Von Jens Spahn über Grünen-Chef Robert Habeck bis zu FDP-Chef Christian Lindner reichte die Reihe der Merkel-Kritiker: "Wenn Helfer bedrängt werden, dann sollte die Politik die Tafel nicht kritisieren, sondern Hilfe anbieten", sagte Lindner. Und Spahn erklärte: Wenn junge Männer "derart dreist und robust" aufträten, finde er es richtig, Maßnahmen zu ergreifen.
Doch der Konflikt führte auch zu einem Streit über die Sozialpolitik. "Die Armen prügeln sich um die Krümel, die von den Tischen der Reichen fallen", hieß es polemisch zugespitzt. Es sei eine Schande, dass ein Land mit einem Haushaltsüberschuss von 36 Milliarden Euro überhaupt Tafeln brauche, kritisierte etwa Linken-Politikerin Sahra Wagenknecht.
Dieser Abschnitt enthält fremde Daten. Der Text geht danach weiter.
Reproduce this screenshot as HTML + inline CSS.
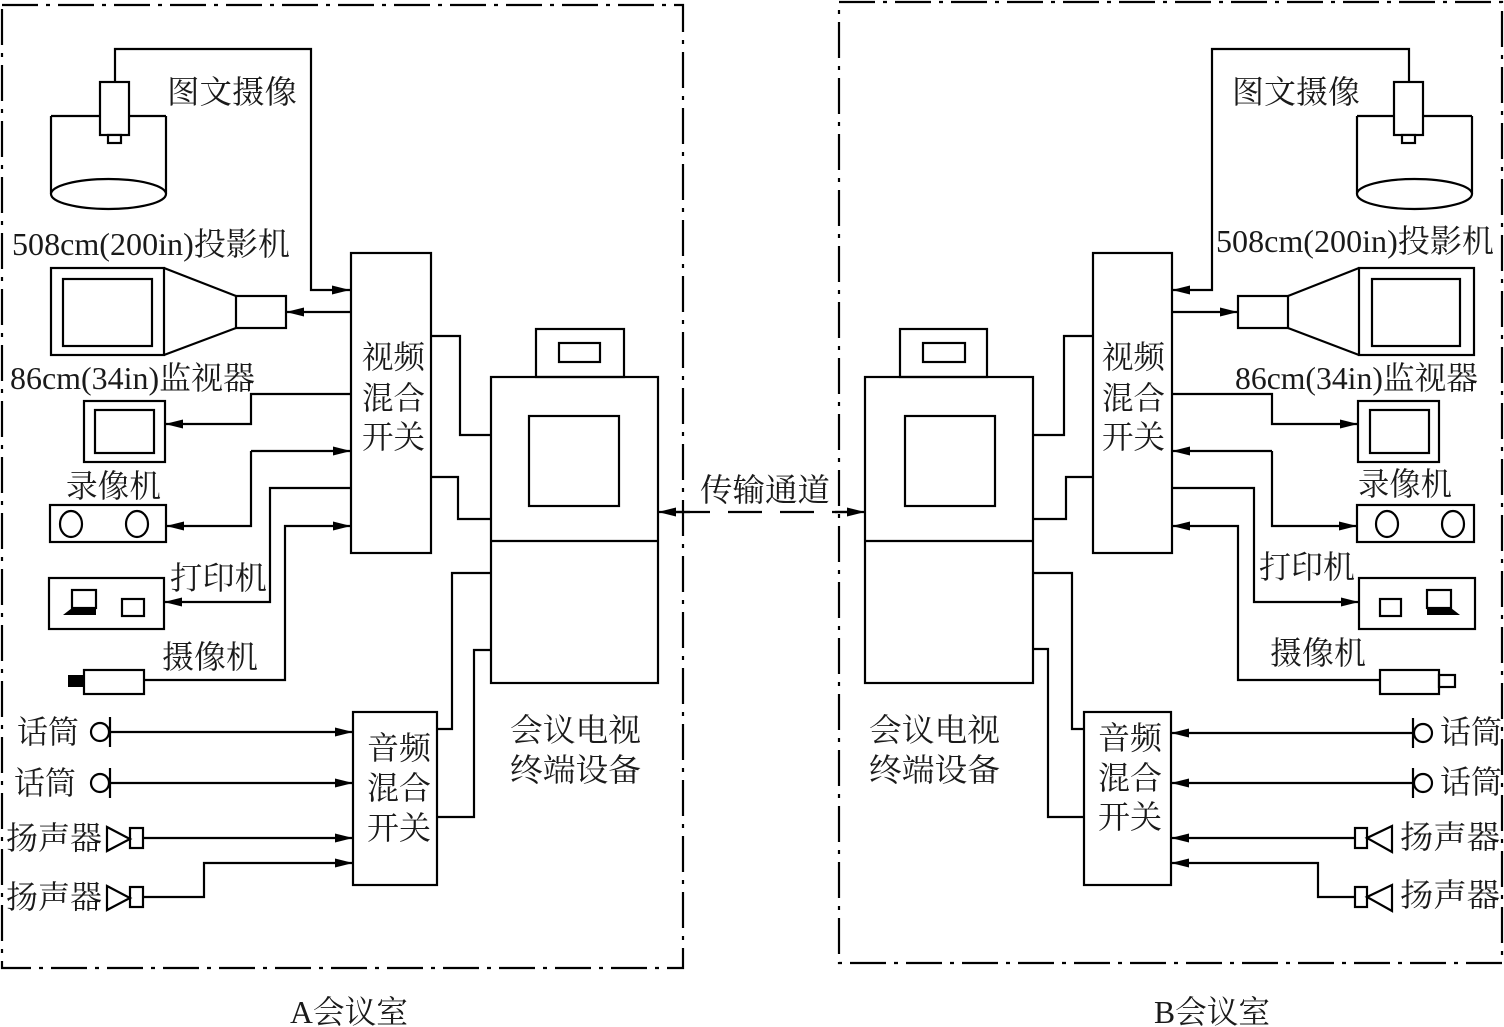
<!DOCTYPE html>
<html><head><meta charset="utf-8"><style>
html,body{margin:0;padding:0;background:#fff;}
svg{display:block;}
text{font-family:"Liberation Serif","Noto Serif CJK SC","Noto Sans CJK SC",serif;fill:#1a1a1a;dominant-baseline:central;}
</style></head><body>
<svg width="1504" height="1027" viewBox="0 0 1504 1027" xmlns="http://www.w3.org/2000/svg">
<defs>
<marker id="ar" markerUnits="userSpaceOnUse" markerWidth="20" markerHeight="12" refX="18" refY="4.5" orient="auto">
<path d="M0,0 L18,4.5 L0,9 z" fill="#000"/></marker>
</defs>
<g fill="none" stroke="#000" stroke-width="2.2">
<rect x="2" y="5" width="681" height="963" stroke-dasharray="36,8,4,8"/>
<rect x="839" y="2" width="663" height="961" stroke-dasharray="36,8,4,8"/>

<path d="M51,116 V194 M166,116 V194 M51,116 H166"/>
<ellipse cx="108.5" cy="194" rx="57.5" ry="15" fill="#fff"/>
<rect x="100" y="82" width="29" height="53" fill="#fff"/>
<rect x="108" y="135" width="13" height="8" fill="#fff"/>
<path d="M115,82 V49 H311 V290 H350" marker-end="url(#ar)"/>
<rect x="51" y="268" width="113" height="87"/>
<rect x="63" y="279" width="89" height="67"/>
<path d="M164,268 L236,296 M164,355 L236,328"/>
<rect x="236" y="296" width="50" height="32"/>
<path d="M350,312 H286" marker-end="url(#ar)"/>
<rect x="351" y="253" width="80" height="300"/>
<rect x="84" y="401" width="81" height="61"/>
<rect x="95" y="410" width="59" height="43"/>
<path d="M351,394 H251 V424 H165" marker-end="url(#ar)"/>
<rect x="50" y="505" width="116" height="37"/>
<ellipse cx="71" cy="524" rx="11" ry="13"/><ellipse cx="137" cy="524" rx="11" ry="13"/>
<path d="M251,451 H351" marker-end="url(#ar)"/>
<path d="M251,451 V526 H166" marker-end="url(#ar)"/>
<rect x="49" y="578" width="115" height="51"/>
<rect x="72" y="590" width="24" height="18"/>
<rect x="122" y="599" width="22" height="17"/>
<path d="M351,488 H270 V602 H164" marker-end="url(#ar)"/>
<rect x="84" y="670" width="60" height="24"/>
<path d="M144,680 H285 V526 H351" marker-end="url(#ar)"/>
<rect x="536" y="329" width="88" height="48"/>
<rect x="559" y="343" width="41" height="19"/>
<rect x="491" y="377" width="167" height="306"/>
<path d="M491,541 H658"/>
<rect x="529" y="416" width="90" height="90"/>
<path d="M431,336 H460 V435 H491 M431,477 H458 V519 H491"/>
<rect x="353" y="712" width="84" height="173"/>
<path d="M437,729 H452 V573 H491 M437,817 H474 V650 H491"/>
<circle cx="100" cy="732" r="9"/><path d="M110,717 V747"/>
<path d="M110,732 H353" marker-end="url(#ar)"/>
<circle cx="100" cy="783" r="9"/><path d="M110,768 V798"/>
<path d="M110,783 H353" marker-end="url(#ar)"/>
<path d="M107,827 V851 L130,839 Z"/><rect x="130" y="828" width="13" height="20"/>
<path d="M143,838 H353" marker-end="url(#ar)"/>
<path d="M107,886 V910 L130,898 Z"/><rect x="130" y="887" width="13" height="20"/>
<path d="M143,897 H204 V863 H353" marker-end="url(#ar)"/>

<path d="M676,512 H848" stroke-dasharray="34,18"/>
<path d="M690,512 H658" marker-end="url(#ar)"/>
<path d="M835,512 H865" marker-end="url(#ar)"/>

<path d="M1357,116 V194 M1472,116 V194 M1357,116 H1472"/>
<ellipse cx="1414.5" cy="194" rx="57.5" ry="15" fill="#fff"/>
<rect x="1394" y="82" width="29" height="53" fill="#fff"/>
<rect x="1402" y="135" width="13" height="8" fill="#fff"/>
<path d="M1409,82 V49 H1212 V290 H1172" marker-end="url(#ar)"/>
<rect x="1359" y="268" width="115" height="87"/>
<rect x="1372" y="279" width="88" height="67"/>
<path d="M1359,268 L1288,296 M1359,355 L1288,328"/>
<rect x="1238" y="296" width="50" height="32"/>
<path d="M1172,312 H1238" marker-end="url(#ar)"/>
<rect x="1093" y="253" width="79" height="300"/>
<rect x="1358" y="401" width="81" height="61"/>
<rect x="1370" y="410" width="59" height="43"/>
<path d="M1172,394 H1272 V424 H1358" marker-end="url(#ar)"/>
<rect x="1357" y="505" width="117" height="37"/>
<ellipse cx="1387" cy="524" rx="11" ry="13"/><ellipse cx="1453" cy="524" rx="11" ry="13"/>
<path d="M1272,451 H1172" marker-end="url(#ar)"/>
<path d="M1272,451 V526 H1357" marker-end="url(#ar)"/>
<rect x="1359" y="578" width="116" height="51"/>
<rect x="1380" y="599" width="21" height="17"/>
<rect x="1427" y="590" width="24" height="18"/>
<path d="M1172,488 H1254 V602 H1359" marker-end="url(#ar)"/>
<rect x="1380" y="670" width="59" height="24"/>
<rect x="1439" y="675" width="16" height="12"/>
<path d="M1380,680 H1238 V526 H1172" marker-end="url(#ar)"/>
<rect x="900" y="329" width="87" height="48"/>
<rect x="923" y="343" width="42" height="19"/>
<rect x="865" y="377" width="168" height="306"/>
<path d="M865,541 H1033"/>
<rect x="905" y="416" width="90" height="90"/>
<path d="M1033,435 H1064 V336 H1093 M1033,519 H1066 V477 H1093"/>
<rect x="1084" y="712" width="87" height="173"/>
<path d="M1033,573 H1072 V729 H1084 M1033,649 H1048 V817 H1084"/>
<circle cx="1423" cy="733" r="9"/><path d="M1413,718 V748"/>
<path d="M1413,733 H1171" marker-end="url(#ar)"/>
<circle cx="1423" cy="783" r="9"/><path d="M1413,768 V798"/>
<path d="M1413,783 H1171" marker-end="url(#ar)"/>
<rect x="1355" y="828" width="12" height="20"/><path d="M1392,826 V852 L1367,838 Z"/>
<path d="M1355,838 H1171" marker-end="url(#ar)"/>
<rect x="1355" y="887" width="12" height="20"/><path d="M1392,885 V911 L1367,897 Z"/>
<path d="M1355,897 H1318 V863 H1171" marker-end="url(#ar)"/>
</g>
<rect x="68" y="675" width="16" height="12" fill="#000"/>
<polygon points="72,608 96,608 96,615 63,615" fill="#000"/>
<polygon points="1427,608 1451,608 1460,615 1427,615" fill="#000"/>

<g font-size="32">
<text x="167" y="92" textLength="130" lengthAdjust="spacingAndGlyphs">图文摄像</text>
<text x="12" y="244" textLength="278" lengthAdjust="spacingAndGlyphs">508cm(200in)投影机</text>
<text x="10" y="378" textLength="245" lengthAdjust="spacingAndGlyphs">86cm(34in)监视器</text>
<text x="66" y="486" textLength="95" lengthAdjust="spacingAndGlyphs">录像机</text>
<text x="170" y="578" textLength="97" lengthAdjust="spacingAndGlyphs">打印机</text>
<text x="162" y="657" textLength="96" lengthAdjust="spacingAndGlyphs">摄像机</text>
<text x="17" y="732" textLength="62" lengthAdjust="spacingAndGlyphs">话筒</text>
<text x="14" y="783" textLength="62" lengthAdjust="spacingAndGlyphs">话筒</text>
<text x="6" y="838" textLength="96" lengthAdjust="spacingAndGlyphs">扬声器</text>
<text x="6" y="897" textLength="96" lengthAdjust="spacingAndGlyphs">扬声器</text>
<text x="362" y="357" textLength="63" lengthAdjust="spacingAndGlyphs">视频</text>
<text x="362" y="398" textLength="63" lengthAdjust="spacingAndGlyphs">混合</text>
<text x="362" y="437" textLength="63" lengthAdjust="spacingAndGlyphs">开关</text>
<text x="367" y="748" textLength="64" lengthAdjust="spacingAndGlyphs">音频</text>
<text x="367" y="788" textLength="64" lengthAdjust="spacingAndGlyphs">混合</text>
<text x="367" y="828" textLength="64" lengthAdjust="spacingAndGlyphs">开关</text>
<text x="510" y="730" textLength="131" lengthAdjust="spacingAndGlyphs">会议电视</text>
<text x="510" y="770" textLength="131" lengthAdjust="spacingAndGlyphs">终端设备</text>
<text x="700" y="490" textLength="130" lengthAdjust="spacingAndGlyphs">传输通道</text>
<text x="290" y="1012" textLength="118" lengthAdjust="spacingAndGlyphs">A会议室</text>
<text x="1232" y="92" textLength="128" lengthAdjust="spacingAndGlyphs">图文摄像</text>
<text x="1216" y="241" textLength="278" lengthAdjust="spacingAndGlyphs">508cm(200in)投影机</text>
<text x="1235" y="378" textLength="243" lengthAdjust="spacingAndGlyphs">86cm(34in)监视器</text>
<text x="1358" y="484" textLength="94" lengthAdjust="spacingAndGlyphs">录像机</text>
<text x="1259" y="567" textLength="96" lengthAdjust="spacingAndGlyphs">打印机</text>
<text x="1270" y="653" textLength="96" lengthAdjust="spacingAndGlyphs">摄像机</text>
<text x="1440" y="732" textLength="62" lengthAdjust="spacingAndGlyphs">话筒</text>
<text x="1440" y="782" textLength="62" lengthAdjust="spacingAndGlyphs">话筒</text>
<text x="1400" y="837" textLength="100" lengthAdjust="spacingAndGlyphs">扬声器</text>
<text x="1400" y="895" textLength="100" lengthAdjust="spacingAndGlyphs">扬声器</text>
<text x="1102" y="357" textLength="63" lengthAdjust="spacingAndGlyphs">视频</text>
<text x="1102" y="398" textLength="63" lengthAdjust="spacingAndGlyphs">混合</text>
<text x="1102" y="437" textLength="63" lengthAdjust="spacingAndGlyphs">开关</text>
<text x="1098" y="738" textLength="64" lengthAdjust="spacingAndGlyphs">音频</text>
<text x="1098" y="778" textLength="64" lengthAdjust="spacingAndGlyphs">混合</text>
<text x="1098" y="817" textLength="64" lengthAdjust="spacingAndGlyphs">开关</text>
<text x="869" y="730" textLength="131" lengthAdjust="spacingAndGlyphs">会议电视</text>
<text x="869" y="770" textLength="131" lengthAdjust="spacingAndGlyphs">终端设备</text>
<text x="1154" y="1012" textLength="116" lengthAdjust="spacingAndGlyphs">B会议室</text>
</g>
</svg>
</body></html>
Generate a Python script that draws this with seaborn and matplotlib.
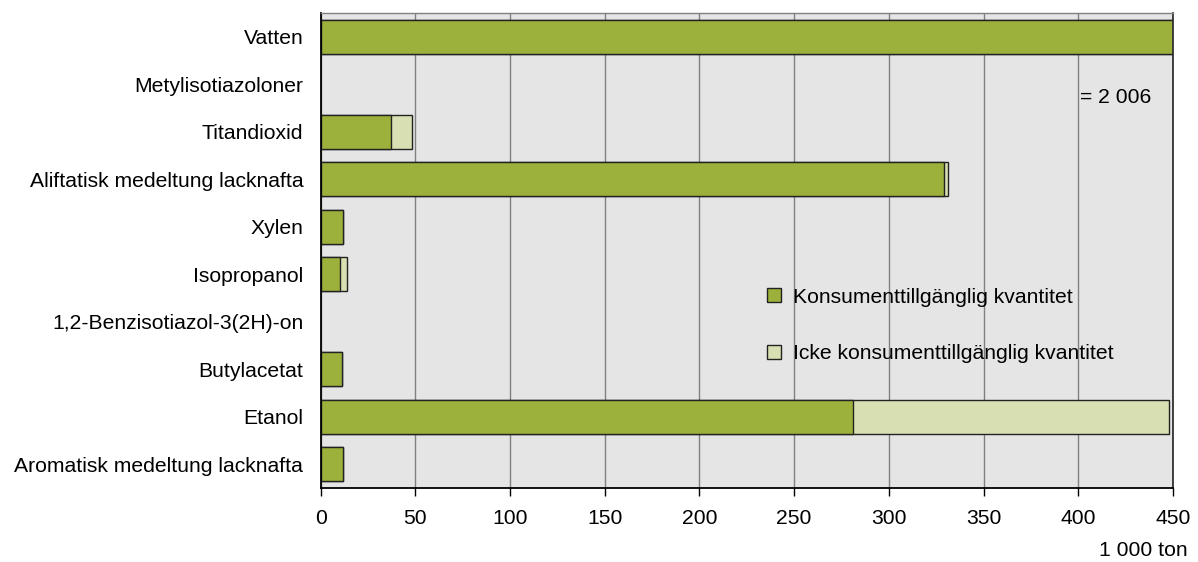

Dem widersprach am Wochenende Jens Spahn: "Niemand müsste in Deutschland hungern, wenn es die Tafeln nicht gäbe", sagte er. Hartz IV bedeute nicht Armut, sondern sei die Antwort der Solidargemeinschaft auf Armut. "Damit hat jeder das, was er zum Leben braucht."
Eine Argumentation, die der Präsident des Deutschen Caritasverbandes, Peter Neher, so nicht unterschreiben will. "Tafeln sind nicht dazu da, politische Probleme zu bewältigen. Sie sind entstanden, weil Ehrenamtliche keine Lebensmittel vergammeln lassen wollten", erläuterte der Prälat. "Statt auf die Tafeln zu setzen, muss die Politik dafür Sorge tragen, dass Armut entschieden bekämpft und letztlich vermieden wird", sagte er. Der Chef des Deutschen Caritasverbandes forderte eine Erhöhung des Hartz-IV-Regelsatzes um mindestens 60 Euro im Monat. Richtig sei, dass in Deutschland niemand verhungern müsse. Es gehe aber auch darum, den Armen ein menschenwürdiges Leben und ein Mindestmaß an gesellschaftlicher Teilhabe zu ermöglichen.